En definitiva, Honda-san se comporta igual que su protagonista. Su total transparencia narrativa (su carácter de cuentecillo afable) se traduce, en lo formal, en un espectáculo del todo exagerado que a les occidentales nos devuelve muy consideradamente a nuestro lugar de gaijin (extranjero). Eso es algo cultural, claro. En Japón, la cortesía indica que debe piropearse a aquel quien trata de hablar en japonés, independientemente de su habilidad real. La fórmula jouzu desune («qué bien lo haces»), en efecto, suele subir la moral de les turistas cansades de dar tumbos entre declinaciones y partículas. Que nos congratulen se siente como un gesto amable, pero asimismo, el jouzu solo se dice de puertas afuera, para con les desencajades, aquelles que no pertenecen.

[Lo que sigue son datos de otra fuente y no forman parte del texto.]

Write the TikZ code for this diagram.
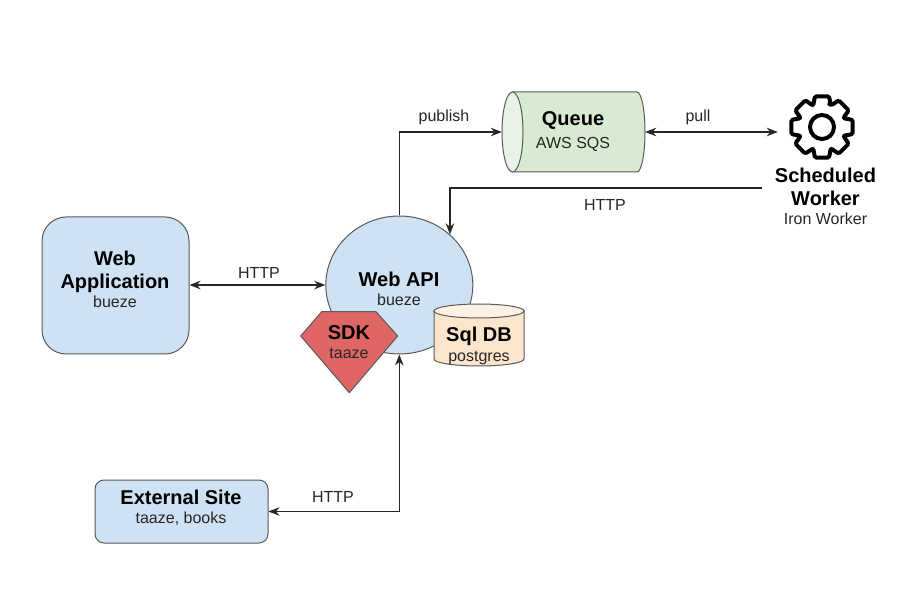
\documentclass[tikz,border=0pt]{standalone}
\usepackage{fontspec}
\setmainfont{Liberation Sans}
\usetikzlibrary{arrows.meta,shapes.geometric}
\definecolor{blueA}{HTML}{CFE2F3}
\definecolor{greenA}{HTML}{D9EAD3}
\definecolor{greenB}{HTML}{E8F2E5}
\definecolor{orangeA}{HTML}{FCE5CD}
\definecolor{orangeB}{HTML}{FDF0E4}
\definecolor{redA}{HTML}{E06666}
\definecolor{edgeC}{HTML}{595959}
\newcommand{\ttl}[1]{{\fontsize{20}{23}\selectfont\bfseries #1}}
\newcommand{\sbt}[1]{{\fontsize{16}{18}\selectfont\color{black!85} #1}}
\tikzset{
  x=1pt,y=-1pt,
  shapeline/.style={draw=edgeC,line width=1pt},
  txt/.style={align=center,inner sep=0pt,text=black,font=\fontsize{19.5}{23}\selectfont},
  conn/.style={line width=1.5pt,draw=black!85,-{Stealth[length=11pt,width=8.5pt]}},
  conn2/.style={line width=1.5pt,draw=black!85,{Stealth[length=11pt,width=8.5pt]}-{Stealth[length=11pt,width=8.5pt]}},
  lbl/.style={inner sep=0pt,text=black!85,font=\fontsize{16}{18}\selectfont},
}
\begin{document}
\begin{tikzpicture}
\useasboundingbox (0,0) rectangle (921,609);
% shapes
\node[shapeline,fill=blueA,rounded corners=24pt,minimum width=147pt,minimum height=137pt,inner sep=0pt] (webapp) at (115.5,285.5) {};
\node[txt] (webapptext) at (115,279.5) {\ttl{Web}\\[0pt]\ttl{Application}\\[-4pt]\sbt{bueze}};
\node[shapeline,fill=blueA,rounded corners=9pt,minimum width=173pt,minimum height=63pt,inner sep=0pt] (external) at (181.5,511.5) {};
\node[txt] (externaltext) at (181,508) {\ttl{External Site}\\[-4pt]\sbt{taaze, books}};
\node[shapeline,ellipse,fill=blueA,minimum width=147pt,minimum height=138pt,inner sep=0pt] (webapi) at (399.3,285) {};
\node[txt] (webapitext) at (399,289) {\ttl{Web API}\\[-3.5pt]\sbt{bueze}};
% queue cylinder
\node[minimum width=143pt,minimum height=80pt,inner sep=0pt] (queue) at (573.5,132) {};
\draw[shapeline,fill=greenA] (512.5,92) -- (637,92) arc[start angle=90,end angle=-90,x radius=8pt,y radius=40pt] -- (512.5,172) -- cycle;
\draw[shapeline,fill=greenB] (512.5,132) ellipse[x radius=10.5pt,y radius=40pt];
\node[txt] (queuetext) at (573,132) {\ttl{Queue}\\[0pt]\sbt{AWS SQS}};
% database cylinder
\draw[shapeline,fill=orangeA] (434,311) -- (434,359) arc[start angle=180,end angle=360,x radius=45pt,y radius=7pt] -- (524,311) -- cycle;
\draw[shapeline,fill=orangeB] (479,311) ellipse[x radius=45pt,y radius=7pt];
\node[txt] (dbtext) at (479,346) {\ttl{Sql DB}\\[-3pt]\sbt{postgres}};
\draw[shapeline,fill=redA,line join=round] (300.7,336) -- (321.7,311.7) -- (376,311.7) -- (397.7,336) -- (349.3,392.7) -- cycle;
\node[txt] (sdktext) at (349,342) {\ttl{SDK}\\[-4pt]\sbt{taaze}};
% gear
\node[circle,minimum size=88pt,inner sep=0pt] (gear) at (822,127) {};
\begin{scope}[shift={(gear.center)}]
\draw[line width=4pt,draw=black,line join=round,rounded corners=1.5pt]
  (71:24pt) \foreach \a in {90,135,...,405} { -- (\a-21:24pt) -- (\a-13:31.5pt) -- (\a+13:31.5pt) -- (\a+21:24pt) } -- cycle;
\end{scope}
\node[circle,draw=black,line width=4pt,minimum size=24pt,inner sep=0pt] (gearhub) at (gear.center) {};
\node[txt] (worker) at (825.5,196.5) {\ttl{Scheduled}\\[0pt]\ttl{Worker}\\[-4pt]\sbt{Iron Worker}};
% connectors
\coordinate (httpstart) at (762,188);
\draw[conn2] (webapp.east |- webapi.west) -- (webapi.west);
\draw[conn] (webapi.north) |- (queue.west);
\draw[conn2] (queue.east) -- (queue.east -| gear.west);
\draw[conn] (httpstart) -| (webapi.45);
\draw[conn2] (external.east) -| (webapi.south);
% labels
\node[lbl] (l1) at (259,273) {HTTP};
\node[lbl] (l2) at (444,117) {publish};
\node[lbl] (l3) at (698,117) {pull};
\node[lbl] (l4) at (605,205) {HTTP};
\node[lbl] (l5) at (333,497) {HTTP};
\end{tikzpicture}
\end{document}
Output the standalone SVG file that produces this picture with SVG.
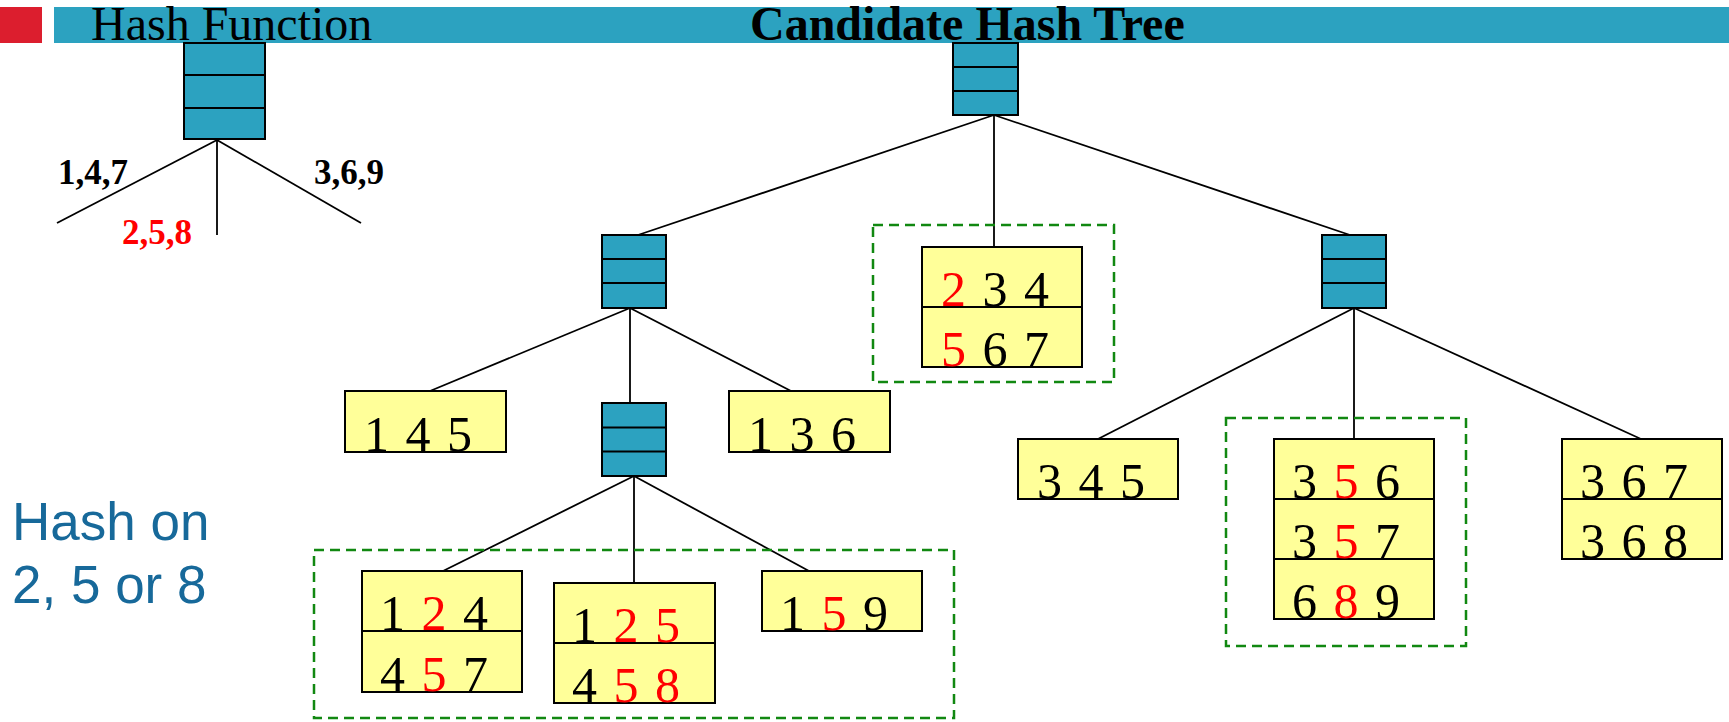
<svg xmlns="http://www.w3.org/2000/svg" width="1729" height="722" viewBox="0 0 1729 722">
<style>
.hb{fill:#2ca2c0;stroke:#000;stroke-width:2}
.dv{stroke:#000;stroke-width:2}
.lf{fill:#ffff99;stroke:#000;stroke-width:2}
.ed{stroke:#000;stroke-width:1.8;fill:none}
.grp{fill:none;stroke:#118811;stroke-width:2.5;stroke-dasharray:10 6}
.num{font-family:"Liberation Serif",serif;font-size:50px;letter-spacing:2px;fill:#000}
.r{fill:#ff0000}
.lbl{font-family:"Liberation Serif",serif;font-size:35px;font-weight:bold}
</style>
<rect x="0" y="7" width="42" height="36" fill="#dc1e2e"/>
<rect x="54" y="7" width="1675" height="36" fill="#2ca2c0"/>
<text x="91" y="40" font-family="Liberation Serif, serif" font-size="48">Hash Function</text>
<text x="750" y="40" font-family="Liberation Serif, serif" font-size="48" font-weight="bold">Candidate Hash Tree</text>

<g id="connectors">
<line class="ed" x1="217" y1="140" x2="57" y2="223"/>
<line class="ed" x1="217" y1="140" x2="217" y2="235"/>
<line class="ed" x1="217" y1="140" x2="361" y2="223"/>
<line class="ed" x1="994" y1="115" x2="638" y2="235"/>
<line class="ed" x1="994" y1="115" x2="994" y2="247"/>
<line class="ed" x1="994" y1="115" x2="1350" y2="235"/>
<line class="ed" x1="630" y1="308" x2="430" y2="391"/>
<line class="ed" x1="630" y1="308" x2="630" y2="403"/>
<line class="ed" x1="630" y1="308" x2="791" y2="391"/>
<line class="ed" x1="634" y1="476" x2="443" y2="571"/>
<line class="ed" x1="634" y1="476" x2="634" y2="583"/>
<line class="ed" x1="634" y1="476" x2="809" y2="571"/>
<line class="ed" x1="1354" y1="308" x2="1098" y2="439"/>
<line class="ed" x1="1354" y1="308" x2="1354" y2="439"/>
<line class="ed" x1="1354" y1="308" x2="1641" y2="439"/>
</g>

<g id="hash-function">
<rect class="hb" x="184" y="43" width="81" height="96"/>
<line class="dv" x1="184" y1="75" x2="265" y2="75"/>
<line class="dv" x1="184" y1="108" x2="265" y2="108"/>
<text class="lbl" x="58" y="184">1,4,7</text>
<text class="lbl" x="314" y="184">3,6,9</text>
<text class="lbl" x="122" y="244" fill="#ff0000">2,5,8</text>
</g>

<g id="root">
<rect class="hb" x="953" y="43" width="65" height="72"/>
<line class="dv" x1="953" y1="67" x2="1018" y2="67"/>
<line class="dv" x1="953" y1="91" x2="1018" y2="91"/>
</g>

<g id="hash-left">
<rect class="hb" x="602" y="235" width="64" height="73"/>
<line class="dv" x1="602" y1="259" x2="666" y2="259"/>
<line class="dv" x1="602" y1="283" x2="666" y2="283"/>
</g>

<g id="hash-right">
<rect class="hb" x="1322" y="235" width="64" height="73"/>
<line class="dv" x1="1322" y1="259" x2="1386" y2="259"/>
<line class="dv" x1="1322" y1="283" x2="1386" y2="283"/>
</g>

<g id="hash-sub">
<rect class="hb" x="602" y="403" width="64" height="73"/>
<line class="dv" x1="602" y1="427.5" x2="666" y2="427.5"/>
<line class="dv" x1="602" y1="451.5" x2="666" y2="451.5"/>
</g>

<g id="group-234">
<rect class="grp" x="873" y="225" width="241" height="157"/>
<rect class="lf" x="922" y="247" width="160" height="120"/>
<line class="dv" x1="922" y1="307" x2="1082" y2="307"/>
<text class="num" x="941" y="306"><tspan class="r">2</tspan> 3 4</text>
<text class="num" x="941" y="366"><tspan class="r">5</tspan> 6 7</text>
</g>

<g id="leaf-145">
<rect class="lf" x="345" y="391" width="161" height="61"/>
<text class="num" x="364" y="451">1 4 5</text>
</g>

<g id="leaf-136">
<rect class="lf" x="729" y="391" width="161" height="61"/>
<text class="num" x="748" y="451">1 3 6</text>
</g>

<g id="group-bottom">
<rect class="grp" x="314" y="550" width="640" height="168"/>
</g>

<g id="leaf-124">
<rect class="lf" x="362" y="571" width="160" height="121"/>
<line class="dv" x1="362" y1="631" x2="522" y2="631"/>
<text class="num" x="380" y="630">1 <tspan class="r">2</tspan> 4</text>
<text class="num" x="380" y="691">4 <tspan class="r">5</tspan> 7</text>
</g>

<g id="leaf-125">
<rect class="lf" x="554" y="583" width="161" height="120"/>
<line class="dv" x1="554" y1="643" x2="715" y2="643"/>
<text class="num" x="572" y="642">1 <tspan class="r">2 5</tspan></text>
<text class="num" x="572" y="702">4 <tspan class="r">5 8</tspan></text>
</g>

<g id="leaf-159">
<rect class="lf" x="762" y="571" width="160" height="60"/>
<text class="num" x="780" y="630">1 <tspan class="r">5</tspan> 9</text>
</g>

<g id="leaf-345">
<rect class="lf" x="1018" y="439" width="160" height="60"/>
<text class="num" x="1037" y="498">3 4 5</text>
</g>

<g id="group-356">
<rect class="grp" x="1226" y="418" width="240" height="228"/>
<rect class="lf" x="1274" y="439" width="160" height="180"/>
<line class="dv" x1="1274" y1="499" x2="1434" y2="499"/>
<line class="dv" x1="1274" y1="559" x2="1434" y2="559"/>
<text class="num" x="1292" y="498">3 <tspan class="r">5</tspan> 6</text>
<text class="num" x="1292" y="558">3 <tspan class="r">5</tspan> 7</text>
<text class="num" x="1292" y="618">6 <tspan class="r">8</tspan> 9</text>
</g>

<g id="leaf-367">
<rect class="lf" x="1562" y="439" width="160" height="120"/>
<line class="dv" x1="1562" y1="499" x2="1722" y2="499"/>
<text class="num" x="1580" y="498">3 6 7</text>
<text class="num" x="1580" y="558">3 6 8</text>
</g>

<g id="note">
<text font-family="Liberation Sans, Arial, sans-serif" font-size="53" fill="#17699a">
<tspan x="12" y="540">Hash on</tspan>
<tspan x="12" y="603">2, 5 or 8</tspan>
</text>
</g>
</svg>
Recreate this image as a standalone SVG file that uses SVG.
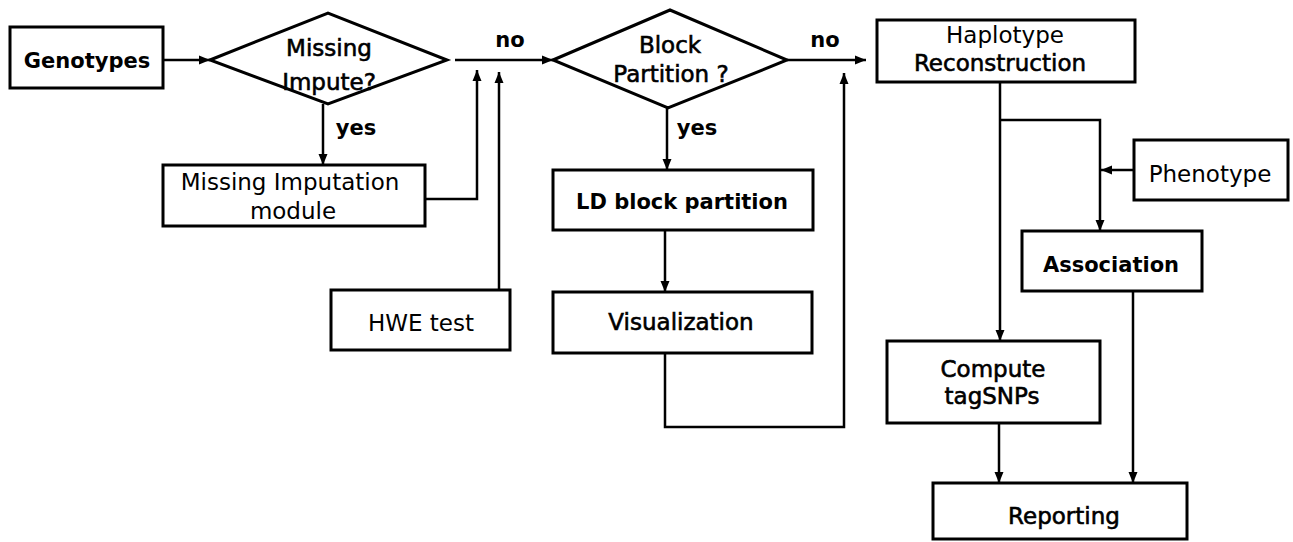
<svg xmlns="http://www.w3.org/2000/svg" width="1293" height="542" viewBox="0 0 1293 542">
<style>
.box{fill:#fff;stroke:#000;stroke-width:3}
.t{font-family:"DejaVu Sans",Verdana,sans-serif;font-size:23px;fill:#000;text-anchor:middle}
.sb{stroke:#000;stroke-width:0.6}
.b{font-family:"DejaVu Sans",Verdana,sans-serif;font-size:21px;font-weight:bold;fill:#000;text-anchor:middle}
.l{font-family:"DejaVu Sans",Verdana,sans-serif;font-size:21px;font-weight:bold;fill:#000;text-anchor:middle}
.c{fill:none;stroke:#000;stroke-width:2.5}
</style>
<defs>
<marker id="ah" markerUnits="userSpaceOnUse" markerWidth="11" markerHeight="11" viewBox="0 0 11 11" refX="11" refY="5.5" orient="auto">
<path d="M0,1 L11,5.5 L0,10 Z" fill="#000"/>
</marker>
</defs>
<rect width="1293" height="542" fill="#fff"/>
<g id="connectors">
<path class="c" d="M163,60 H210" marker-end="url(#ah)"/>
<path class="c" d="M323,104 V165" marker-end="url(#ah)"/>
<path class="c" d="M425,199 H477 V70" marker-end="url(#ah)"/>
<path class="c" d="M455,60 H553" marker-end="url(#ah)"/>
<path class="c" d="M499,290 V72" marker-end="url(#ah)"/>
<path class="c" d="M667,108 V170" marker-end="url(#ah)"/>
<path class="c" d="M665,230 V292" marker-end="url(#ah)"/>
<path class="c" d="M665,353 V427 H844 V73" marker-end="url(#ah)"/>
<path class="c" d="M787,60 H866" marker-end="url(#ah)"/>
<path class="c" d="M1000,82 V341" marker-end="url(#ah)"/>
<path class="c" d="M1000,120 H1100 V231" marker-end="url(#ah)"/>
<path class="c" d="M1134,170 H1101" marker-end="url(#ah)"/>
<path class="c" d="M999,423 V483" marker-end="url(#ah)"/>
<path class="c" d="M1133,291 V483" marker-end="url(#ah)"/>
<text class="l" x="510" y="47">no</text>
<text class="l" x="825" y="47">no</text>
<text class="l" x="356" y="135">yes</text>
<text class="l" x="697" y="135">yes</text>
</g>
<g id="genotypes">
<rect class="box" x="10" y="27" width="153" height="61"/>
<text class="b" x="87" y="68">Genotypes</text>
</g>
<g id="missing-impute">
<polygon class="box" points="210,60 328,13 447,60 328,104"/>
<text class="t sb" x="329" y="56">Missing</text>
<text class="t sb" x="329" y="90">Impute?</text>
</g>
<g id="missing-imputation-module">
<rect class="box" x="163" y="165" width="262" height="61"/>
<text class="t" x="290" y="190">Missing Imputation</text>
<text class="t" x="293" y="219">module</text>
</g>
<g id="hwe-test">
<rect class="box" x="331" y="290" width="179" height="60"/>
<text class="t" x="421" y="331">HWE test</text>
</g>
<g id="block-partition">
<polygon class="box" points="553,60 670,10 787,60 668,108"/>
<text class="t sb" x="670" y="53">Block</text>
<text class="t sb" x="671" y="82">Partition ?</text>
</g>
<g id="ld-block-partition">
<rect class="box" x="553" y="170" width="260" height="60"/>
<text class="b" x="682" y="209">LD block partition</text>
</g>
<g id="visualization">
<rect class="box" x="553" y="292" width="259" height="61"/>
<text class="t sb" x="681" y="330">Visualization</text>
</g>
<g id="haplotype-reconstruction">
<rect class="box" x="877" y="20" width="258" height="62"/>
<text class="t" x="1005" y="43">Haplotype</text>
<text class="t sb" x="1000" y="71">Reconstruction</text>
</g>
<g id="phenotype">
<rect class="box" x="1134" y="140" width="154" height="60"/>
<text class="t" x="1210" y="182">Phenotype</text>
</g>
<g id="association">
<rect class="box" x="1022" y="231" width="180" height="60"/>
<text class="b" x="1111" y="272">Association</text>
</g>
<g id="compute-tagsnps">
<rect class="box" x="887" y="341" width="213" height="82"/>
<text class="t sb" x="993" y="377">Compute</text>
<text class="t sb" x="992" y="404">tagSNPs</text>
</g>
<g id="reporting">
<rect class="box" x="933" y="483" width="254" height="56"/>
<text class="t sb" x="1064" y="524">Reporting</text>
</g>
</svg>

‘Honda-san’ no es una serie didáctica, ni un panfleto simpático, sino una auténtica caverna de Platón
Y así me encontraba, viendo anime con ojos como platos, tratando de entender por qué me sentía tan foránee ante una serie diseñada para ser fácilmente querida. Honda-san es tanto una caricatura dulce de las relaciones entre trabajadores y clientela en una librería, como un manual de historietas ilustrativas acerca del complejo sistema librero que se esconde detrás de los lomos de cualquier tienda. La serie en sí misma está cortada al patrón del disfrute y el aprendizaje ligeros. Aunque, ya sea por la velocidad con que se encadenan los diálogos o por lo híper específico de las referencias al mundo manga: pareciera que disfrutar y aprender fueran en Honda-san solo un efecto colateral.
Porque –dedo en alto, exclamamos– Honda-san no es una serie didáctica, ni un panfleto simpático, sino una auténtica caverna de Platón. Recorremos la vida de vainilla de nuestro librero simpático no exentes de inquietud, una oscuridad latente que impregna incluso los rostros del coro: la armadura, la cabeza de conejo, una máscara de la peste… Parecen una mezcla cronenberguiana entre ser humano y mascota kawaii, seres del desconcierto definitivo. ¿Qué son? La respuesta permanece justo fuera de nuestro alcance, intrascendente para les japoneses y vetada para turistas. Aunque, decíamos, la energía que nace de intentarlo ya lo valga todo.